Commonwealth of Puerto Rico – Just Another Moral Hazard
By Richard L. Wottrich, CEO & Senior Consultant, International Services
December 7, 2015, Chicago USA
Puerto Rico has been in the news lately, but its financial problems have been building for years. If Puerto Rico were just another Third World country we wouldn’t even notice. But Puerto Rico is a U.S. unincorporated territory, hence its people are U.S. citizens. They can enter the U.S. Mainland without a green card – and they do. Who wouldn’t with 12.4% unemployment and one third of the population on welfare? With no jobs, Puerto Rico’s population of 3.62 million is shrinking, as is its tax base.
We notice Puerto Rico because of the magic of its territorial status. Its government can issue U.S. double- and triple-tax free bonds, which can be legally bought by single-state municipal funds stateside. And they do. Puerto Rico’s recent bond yields are 12.3%. They are tax-exempt from federal, state and city taxes on the mainland. Standard & Poor’s rates Puerto Rico bonds as CCC-, and Moody’s rating is Caa3; both below investment grade.
The Puerto Rican government took these bond proceeds for years to install a lavish safety net. It has borrowed $72 billion plus another $33 billion in unfunded pension promises. This works out to over $25,000 of debt for each of its citizens, greater than its per-capita GDP of $23,840. Puerto Rico’s annual fiscal burden is equal to five times its annual tax proceeds. Puerto Rico GDP is $101.5 billion, which would be 60th in the world if it weren’t a U.S. unincorporated territory.
Governor Alejandro Garcia Padilla recently started a political game of chicken, announcing that the government could run out of cash and will pay for essential services over creditors. This shock to markets came a week after the Obama administration proposed giving the commonwealth unprecedented authority to restructure its entire debt burden through bankruptcy protection, a proposal the governor endorses. It is no stretch to imagine coordination of these pronouncements.
Wall Street makes big money on Puerto Rican bonds. In 87 bond deals since 2006, Puerto Rico sold $61 billion of bonds which resulted in fees to Wall Street firms of $1.4 billion, an average fee of 2.3% ($23.00 per $1,000). The fees charged were higher than those assessed on other financially troubled US states and cities. In fact, according to Reuters, banks such as UBS were paid gross spreads averaging 31% higher than spreads charged to Detroit.
For comparison, the fees that bankers are paid to underwrite U.S. mainland municipal bonds have been declining since financial markets started their recovery in 2009. Through May 23, 2013, state and local governments have paid underwriters on average $5.16 per $1,000 (0.51%) of bonds sold this year, according to Thomson Reuter. That number has come down almost 17% since it peaked at $6.21 (0.62%) in 2009, when deals were riskier to underwrite and fewer banks were competing for business following the financial downturn.
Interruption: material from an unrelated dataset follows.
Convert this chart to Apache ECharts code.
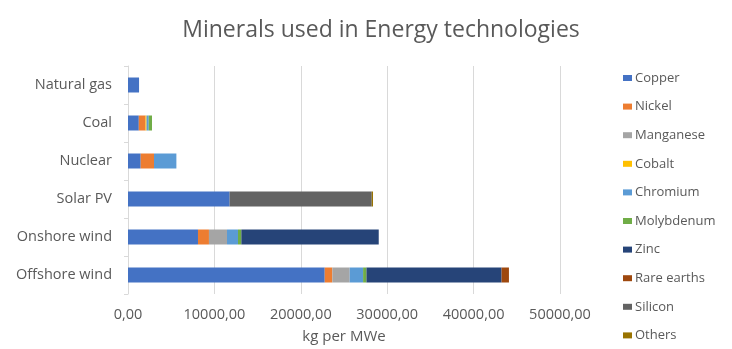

UBS, one of the major underwriters of Puerto Rican debt, not only charged fees to underwrite Puerto Rican bonds, they then packaged these bonds into their own “closed end mutual funds”, charging retail investors a “front end load” of 4.75 % and annual fees of 1%. This represents a total load of 8.05% ($80.50 per $1,000). No wonder Wall Street loves Puerto Rico!
This is a classic example of moral hazard, as Wall Street understands that the federal government will probably step in to bail out Puerto Rico in the event of default. Last week the U.S. Supreme Court agreed to hear Puerto Rico’s bid to reinstate a law that would allow restructuring of the debt-burdened U.S. territory’s public agencies. This is a mind-numbing potentiality that could lead to all 50 U.S. states gaining the right to bankruptcy – and federal taxpayer bailouts.
Of those Puerto Ricans who have stayed in country, only one fourth have jobs, and one fourth of them work for the government. Private-sector employment is 647,000, just 17.3% of the island population. In the U.S. private sector jobs account for 42% of the population. Over 1.3 million people received food stamps in Puerto Rico each month in fiscal year 2013 (34.8% of the population).
A democratically elected bicameral legislature governs Puerto Rico, but the U.S. Congress controls many fundamental aspects of Puerto Rican life. In November 2012, a non-binding referendum resulted in 54% of Puerto Ricans voting to reject its Commonwealth territorial clause of the U.S. Constitution. Among respondents to a second question about alternatives, 61% voted for statehood as the preferred alternative to the current territorial status.
This proves that Puerto Rican citizens do not know how good they have it. Puerto Rico cannot yet declare bankruptcy, just as a U.S. state cannot. In fact, its legal status as a “ward” of the U.S. Congress implies federal bailouts anytime it requires funding. Puerto Rico has all the benefits of being nanny state without actually being a nanny state. This too is the essence of a moral hazard.
Puerto Rico is the only significant U.S. unincorporated territory, followed by the much smaller islands of Guam, the Northern Mariana Islands, and the United States Virgin Islands. Thank God for small favors.